/---
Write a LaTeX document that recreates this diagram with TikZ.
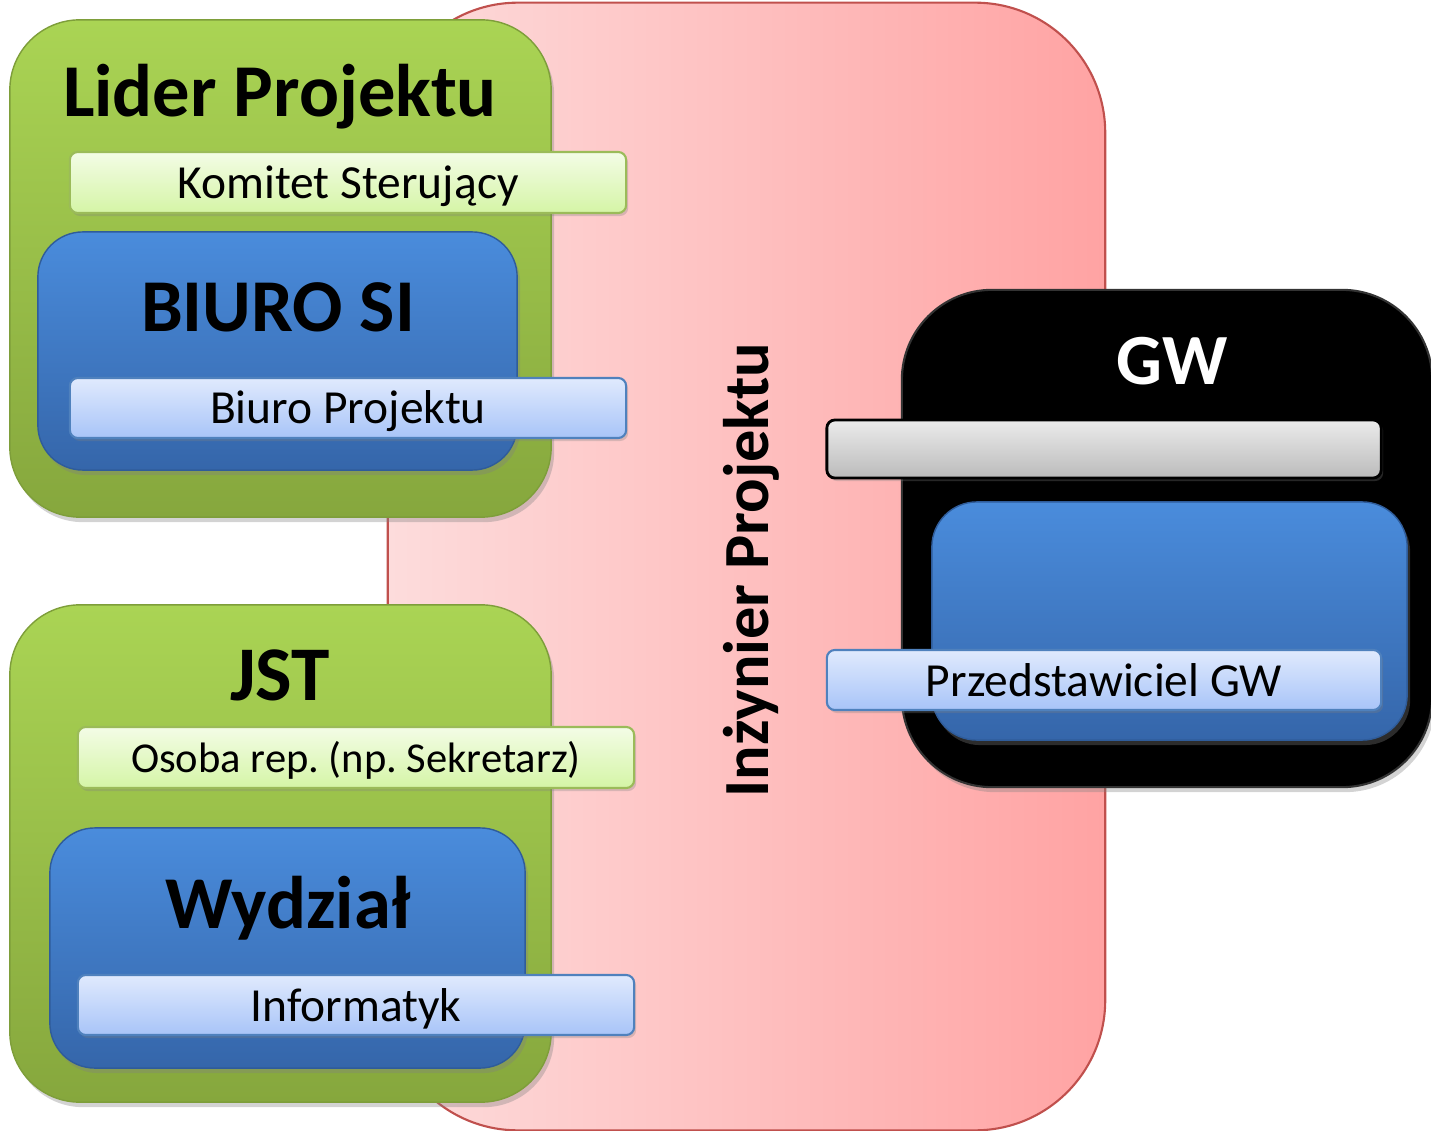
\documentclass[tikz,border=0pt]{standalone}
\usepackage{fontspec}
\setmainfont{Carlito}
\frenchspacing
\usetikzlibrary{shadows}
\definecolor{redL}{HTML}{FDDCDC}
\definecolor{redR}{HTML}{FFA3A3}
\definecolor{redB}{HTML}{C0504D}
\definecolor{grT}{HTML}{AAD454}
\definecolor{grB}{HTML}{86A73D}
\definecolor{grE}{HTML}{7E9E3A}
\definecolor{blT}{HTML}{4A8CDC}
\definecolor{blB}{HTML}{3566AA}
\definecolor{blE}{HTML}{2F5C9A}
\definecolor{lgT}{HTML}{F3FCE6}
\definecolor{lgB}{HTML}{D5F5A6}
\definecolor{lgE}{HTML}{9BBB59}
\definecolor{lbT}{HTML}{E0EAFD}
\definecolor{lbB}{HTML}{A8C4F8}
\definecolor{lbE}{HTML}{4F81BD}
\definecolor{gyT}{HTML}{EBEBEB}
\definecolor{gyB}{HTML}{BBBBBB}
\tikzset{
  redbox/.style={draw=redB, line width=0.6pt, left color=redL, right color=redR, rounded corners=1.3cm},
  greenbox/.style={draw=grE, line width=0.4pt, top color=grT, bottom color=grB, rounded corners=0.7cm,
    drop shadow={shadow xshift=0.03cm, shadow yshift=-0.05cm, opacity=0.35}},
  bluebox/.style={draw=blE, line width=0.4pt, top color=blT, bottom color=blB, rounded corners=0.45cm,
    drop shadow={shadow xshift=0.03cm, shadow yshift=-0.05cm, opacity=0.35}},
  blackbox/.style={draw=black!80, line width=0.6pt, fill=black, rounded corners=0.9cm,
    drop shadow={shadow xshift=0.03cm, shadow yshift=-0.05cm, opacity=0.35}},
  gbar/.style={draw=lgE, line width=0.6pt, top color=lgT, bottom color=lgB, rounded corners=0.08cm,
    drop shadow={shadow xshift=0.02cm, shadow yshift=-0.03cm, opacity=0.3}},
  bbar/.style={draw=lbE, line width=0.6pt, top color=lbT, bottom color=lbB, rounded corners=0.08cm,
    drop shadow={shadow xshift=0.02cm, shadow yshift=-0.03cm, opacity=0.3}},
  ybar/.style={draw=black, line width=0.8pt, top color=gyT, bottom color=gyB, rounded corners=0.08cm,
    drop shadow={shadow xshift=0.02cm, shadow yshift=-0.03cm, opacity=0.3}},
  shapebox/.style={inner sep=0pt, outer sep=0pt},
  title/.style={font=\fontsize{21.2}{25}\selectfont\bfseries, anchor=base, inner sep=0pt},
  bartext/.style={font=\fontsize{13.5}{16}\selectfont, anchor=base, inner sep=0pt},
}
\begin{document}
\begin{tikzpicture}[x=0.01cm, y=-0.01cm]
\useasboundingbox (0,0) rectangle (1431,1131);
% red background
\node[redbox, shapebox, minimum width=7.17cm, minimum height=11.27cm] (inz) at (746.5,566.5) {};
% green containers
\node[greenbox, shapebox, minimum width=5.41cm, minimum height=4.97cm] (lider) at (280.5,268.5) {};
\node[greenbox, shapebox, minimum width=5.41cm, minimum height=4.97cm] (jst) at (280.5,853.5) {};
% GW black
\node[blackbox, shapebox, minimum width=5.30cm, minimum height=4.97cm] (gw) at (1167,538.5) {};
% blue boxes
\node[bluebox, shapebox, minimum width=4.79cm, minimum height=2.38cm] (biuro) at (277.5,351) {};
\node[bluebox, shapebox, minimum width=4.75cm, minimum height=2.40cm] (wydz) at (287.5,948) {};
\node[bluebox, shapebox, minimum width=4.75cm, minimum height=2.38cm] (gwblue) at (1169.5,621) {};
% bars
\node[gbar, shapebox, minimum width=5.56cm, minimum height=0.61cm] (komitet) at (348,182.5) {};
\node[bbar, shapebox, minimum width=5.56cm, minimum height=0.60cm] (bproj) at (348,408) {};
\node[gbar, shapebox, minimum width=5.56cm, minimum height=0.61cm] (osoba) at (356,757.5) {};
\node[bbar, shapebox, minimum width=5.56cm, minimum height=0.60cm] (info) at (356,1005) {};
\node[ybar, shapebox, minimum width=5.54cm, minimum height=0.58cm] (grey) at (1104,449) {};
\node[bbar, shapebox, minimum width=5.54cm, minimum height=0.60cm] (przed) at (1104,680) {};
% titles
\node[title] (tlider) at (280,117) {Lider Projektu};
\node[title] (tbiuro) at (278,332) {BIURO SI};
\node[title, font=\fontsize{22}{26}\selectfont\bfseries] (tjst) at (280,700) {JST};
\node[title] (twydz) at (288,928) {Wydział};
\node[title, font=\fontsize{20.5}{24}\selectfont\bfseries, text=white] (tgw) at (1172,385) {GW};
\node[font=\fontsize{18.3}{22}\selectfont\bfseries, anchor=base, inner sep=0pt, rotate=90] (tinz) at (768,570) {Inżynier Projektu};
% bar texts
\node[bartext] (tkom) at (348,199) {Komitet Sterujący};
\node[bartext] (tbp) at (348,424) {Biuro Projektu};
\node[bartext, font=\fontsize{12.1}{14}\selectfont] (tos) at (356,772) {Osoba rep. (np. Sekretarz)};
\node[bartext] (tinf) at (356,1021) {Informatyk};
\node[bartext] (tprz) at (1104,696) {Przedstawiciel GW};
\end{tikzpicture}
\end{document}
\---
/---
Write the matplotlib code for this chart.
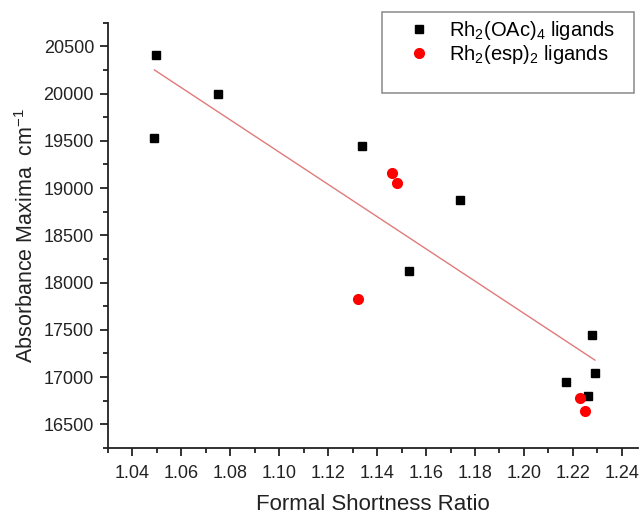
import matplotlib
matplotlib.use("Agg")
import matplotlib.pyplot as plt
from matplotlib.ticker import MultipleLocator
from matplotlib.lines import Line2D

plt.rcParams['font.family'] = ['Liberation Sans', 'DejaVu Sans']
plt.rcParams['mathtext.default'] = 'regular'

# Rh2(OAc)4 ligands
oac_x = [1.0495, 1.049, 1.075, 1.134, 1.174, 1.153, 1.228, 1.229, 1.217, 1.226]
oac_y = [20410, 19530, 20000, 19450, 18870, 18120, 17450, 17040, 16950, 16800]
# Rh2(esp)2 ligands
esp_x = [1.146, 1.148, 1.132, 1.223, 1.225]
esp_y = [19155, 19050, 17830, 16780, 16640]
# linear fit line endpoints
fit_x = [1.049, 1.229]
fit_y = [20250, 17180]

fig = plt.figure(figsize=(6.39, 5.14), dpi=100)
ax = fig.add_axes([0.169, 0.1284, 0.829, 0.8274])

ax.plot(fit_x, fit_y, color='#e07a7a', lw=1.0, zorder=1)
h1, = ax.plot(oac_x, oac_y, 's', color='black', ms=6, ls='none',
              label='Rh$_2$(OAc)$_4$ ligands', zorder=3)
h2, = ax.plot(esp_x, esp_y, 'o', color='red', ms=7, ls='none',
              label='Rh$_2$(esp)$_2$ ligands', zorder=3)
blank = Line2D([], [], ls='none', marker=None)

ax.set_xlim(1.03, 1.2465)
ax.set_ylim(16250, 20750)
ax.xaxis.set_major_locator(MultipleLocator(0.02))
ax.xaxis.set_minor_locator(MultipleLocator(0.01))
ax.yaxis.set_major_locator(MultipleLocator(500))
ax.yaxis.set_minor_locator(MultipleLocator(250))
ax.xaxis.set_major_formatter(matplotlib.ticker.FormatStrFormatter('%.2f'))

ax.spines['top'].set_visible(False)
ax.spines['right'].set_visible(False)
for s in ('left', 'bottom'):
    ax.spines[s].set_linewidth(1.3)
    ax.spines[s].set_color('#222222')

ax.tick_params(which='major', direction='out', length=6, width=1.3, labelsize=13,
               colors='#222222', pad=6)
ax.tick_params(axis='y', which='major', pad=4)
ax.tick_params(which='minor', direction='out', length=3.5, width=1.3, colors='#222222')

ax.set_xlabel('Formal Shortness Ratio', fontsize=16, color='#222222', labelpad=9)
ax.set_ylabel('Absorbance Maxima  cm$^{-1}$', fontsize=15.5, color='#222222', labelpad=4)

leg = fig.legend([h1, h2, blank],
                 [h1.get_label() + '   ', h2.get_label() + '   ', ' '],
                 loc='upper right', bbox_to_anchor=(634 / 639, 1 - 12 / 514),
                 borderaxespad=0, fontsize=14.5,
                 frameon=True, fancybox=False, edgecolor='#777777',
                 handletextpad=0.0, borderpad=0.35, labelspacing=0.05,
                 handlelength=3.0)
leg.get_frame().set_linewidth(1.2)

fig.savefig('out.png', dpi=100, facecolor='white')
\---
/---
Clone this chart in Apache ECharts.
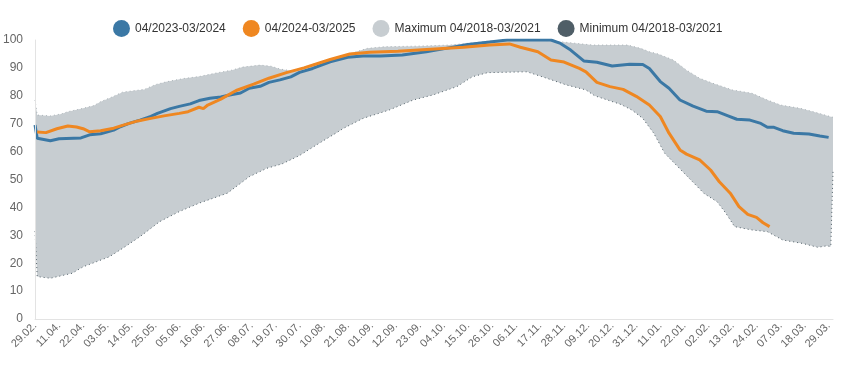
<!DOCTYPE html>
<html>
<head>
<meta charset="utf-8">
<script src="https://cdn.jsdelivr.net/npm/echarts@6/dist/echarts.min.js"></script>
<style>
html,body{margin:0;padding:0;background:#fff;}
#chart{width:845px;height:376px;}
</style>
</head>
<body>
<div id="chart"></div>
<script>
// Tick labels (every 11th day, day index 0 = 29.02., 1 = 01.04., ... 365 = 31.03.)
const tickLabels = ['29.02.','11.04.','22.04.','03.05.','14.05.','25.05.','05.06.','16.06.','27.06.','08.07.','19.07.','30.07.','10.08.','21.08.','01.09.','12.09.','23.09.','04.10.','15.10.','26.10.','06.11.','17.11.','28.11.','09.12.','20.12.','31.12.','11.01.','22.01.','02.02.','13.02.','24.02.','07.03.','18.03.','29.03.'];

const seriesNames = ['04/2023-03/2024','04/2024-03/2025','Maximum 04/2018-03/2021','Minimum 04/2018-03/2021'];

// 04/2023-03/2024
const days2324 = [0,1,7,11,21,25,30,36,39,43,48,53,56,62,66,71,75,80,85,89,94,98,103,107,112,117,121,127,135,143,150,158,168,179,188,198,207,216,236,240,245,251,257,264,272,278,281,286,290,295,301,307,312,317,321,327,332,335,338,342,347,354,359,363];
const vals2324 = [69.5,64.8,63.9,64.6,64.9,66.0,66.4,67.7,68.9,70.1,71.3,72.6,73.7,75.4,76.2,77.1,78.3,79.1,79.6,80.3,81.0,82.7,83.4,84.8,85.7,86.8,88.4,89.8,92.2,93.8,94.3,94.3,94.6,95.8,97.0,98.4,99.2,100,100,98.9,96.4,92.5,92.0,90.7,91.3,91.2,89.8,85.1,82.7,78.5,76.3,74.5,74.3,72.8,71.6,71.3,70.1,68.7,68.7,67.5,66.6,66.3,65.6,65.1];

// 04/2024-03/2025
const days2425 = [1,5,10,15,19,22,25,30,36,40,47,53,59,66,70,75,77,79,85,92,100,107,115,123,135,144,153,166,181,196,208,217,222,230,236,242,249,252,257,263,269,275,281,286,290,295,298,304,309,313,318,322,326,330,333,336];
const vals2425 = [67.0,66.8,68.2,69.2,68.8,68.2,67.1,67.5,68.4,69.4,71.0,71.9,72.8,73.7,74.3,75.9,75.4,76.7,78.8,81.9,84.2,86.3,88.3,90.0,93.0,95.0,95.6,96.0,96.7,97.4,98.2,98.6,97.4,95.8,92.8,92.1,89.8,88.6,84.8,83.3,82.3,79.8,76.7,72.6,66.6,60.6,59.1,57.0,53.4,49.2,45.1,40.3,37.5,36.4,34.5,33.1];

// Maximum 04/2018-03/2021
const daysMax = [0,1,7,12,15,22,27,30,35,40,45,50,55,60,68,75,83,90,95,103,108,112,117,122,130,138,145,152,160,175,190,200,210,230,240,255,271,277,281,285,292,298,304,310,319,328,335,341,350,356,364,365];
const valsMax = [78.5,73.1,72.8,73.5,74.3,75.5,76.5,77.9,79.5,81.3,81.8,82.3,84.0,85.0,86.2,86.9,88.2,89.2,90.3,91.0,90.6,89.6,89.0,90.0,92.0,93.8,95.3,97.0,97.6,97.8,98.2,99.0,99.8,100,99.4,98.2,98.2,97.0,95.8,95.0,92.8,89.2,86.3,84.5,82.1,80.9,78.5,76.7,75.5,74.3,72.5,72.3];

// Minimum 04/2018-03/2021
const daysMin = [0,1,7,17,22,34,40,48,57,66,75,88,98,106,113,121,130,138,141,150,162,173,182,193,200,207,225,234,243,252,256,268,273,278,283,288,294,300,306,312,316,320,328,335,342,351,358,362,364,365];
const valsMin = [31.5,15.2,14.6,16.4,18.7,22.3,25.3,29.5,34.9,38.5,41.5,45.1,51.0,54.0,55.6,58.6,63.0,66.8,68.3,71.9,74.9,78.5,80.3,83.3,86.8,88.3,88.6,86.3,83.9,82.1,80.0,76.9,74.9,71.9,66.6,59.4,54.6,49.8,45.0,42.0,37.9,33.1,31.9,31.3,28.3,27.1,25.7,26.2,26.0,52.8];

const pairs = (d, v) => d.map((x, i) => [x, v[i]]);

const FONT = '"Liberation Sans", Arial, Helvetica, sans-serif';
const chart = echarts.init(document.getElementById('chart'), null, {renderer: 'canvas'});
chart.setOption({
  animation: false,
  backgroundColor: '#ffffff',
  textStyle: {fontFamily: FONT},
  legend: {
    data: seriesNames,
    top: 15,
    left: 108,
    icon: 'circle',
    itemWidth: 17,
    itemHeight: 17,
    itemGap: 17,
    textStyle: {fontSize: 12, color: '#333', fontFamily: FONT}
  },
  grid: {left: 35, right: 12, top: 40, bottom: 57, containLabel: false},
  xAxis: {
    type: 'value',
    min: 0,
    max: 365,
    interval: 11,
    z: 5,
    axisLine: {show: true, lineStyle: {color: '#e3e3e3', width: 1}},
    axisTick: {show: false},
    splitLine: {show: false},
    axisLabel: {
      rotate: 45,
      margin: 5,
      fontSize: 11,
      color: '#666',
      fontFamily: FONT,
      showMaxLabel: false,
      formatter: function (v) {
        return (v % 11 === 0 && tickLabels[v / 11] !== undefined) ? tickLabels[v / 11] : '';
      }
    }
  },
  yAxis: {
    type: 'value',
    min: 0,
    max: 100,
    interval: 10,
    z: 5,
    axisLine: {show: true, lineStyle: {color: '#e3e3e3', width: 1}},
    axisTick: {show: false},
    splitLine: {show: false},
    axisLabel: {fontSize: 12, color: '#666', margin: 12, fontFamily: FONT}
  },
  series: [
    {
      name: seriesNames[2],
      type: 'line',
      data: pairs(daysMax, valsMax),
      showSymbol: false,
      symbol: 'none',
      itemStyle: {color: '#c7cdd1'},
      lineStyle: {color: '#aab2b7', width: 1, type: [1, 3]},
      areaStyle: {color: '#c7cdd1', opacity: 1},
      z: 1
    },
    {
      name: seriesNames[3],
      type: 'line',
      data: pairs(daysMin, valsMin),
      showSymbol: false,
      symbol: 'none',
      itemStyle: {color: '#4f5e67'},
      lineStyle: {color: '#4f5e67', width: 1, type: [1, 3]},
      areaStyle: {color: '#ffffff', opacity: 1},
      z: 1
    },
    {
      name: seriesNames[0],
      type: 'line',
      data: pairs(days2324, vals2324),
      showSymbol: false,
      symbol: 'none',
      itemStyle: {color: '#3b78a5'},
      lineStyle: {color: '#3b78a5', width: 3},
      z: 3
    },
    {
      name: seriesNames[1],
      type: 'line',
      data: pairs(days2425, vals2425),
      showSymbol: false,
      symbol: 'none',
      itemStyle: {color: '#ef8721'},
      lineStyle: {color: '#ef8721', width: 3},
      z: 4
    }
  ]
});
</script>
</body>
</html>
\---
• **Work to be completed**:
Write out, exactly and with nothing added, everything from the line with "Clone this chart in Apache ECharts." down to the line with "seriesNames = ['04/2023-03/2024','04/2024-03/2025','Maximum", both included. Drop any pictures.

• **Answer to this exercise**:
Clone this chart in Apache ECharts.
<!DOCTYPE html>
<html>
<head>
<meta charset="utf-8">
<script src="https://cdn.jsdelivr.net/npm/echarts@6/dist/echarts.min.js"></script>
<style>
html,body{margin:0;padding:0;background:#fff;}
#chart{width:845px;height:376px;}
</style>
</head>
<body>
<div id="chart"></div>
<script>
// Tick labels (every 11th day, day index 0 = 29.02., 1 = 01.04., ... 365 = 31.03.)
const tickLabels = ['29.02.','11.04.','22.04.','03.05.','14.05.','25.05.','05.06.','16.06.','27.06.','08.07.','19.07.','30.07.','10.08.','21.08.','01.09.','12.09.','23.09.','04.10.','15.10.','26.10.','06.11.','17.11.','28.11.','09.12.','20.12.','31.12.','11.01.','22.01.','02.02.','13.02.','24.02.','07.03.','18.03.','29.03.'];

const seriesNames = ['04/2023-03/2024','04/2024-03/2025','Maximum 04/2018-03/2021','Minimum 04/2018-03/2021'];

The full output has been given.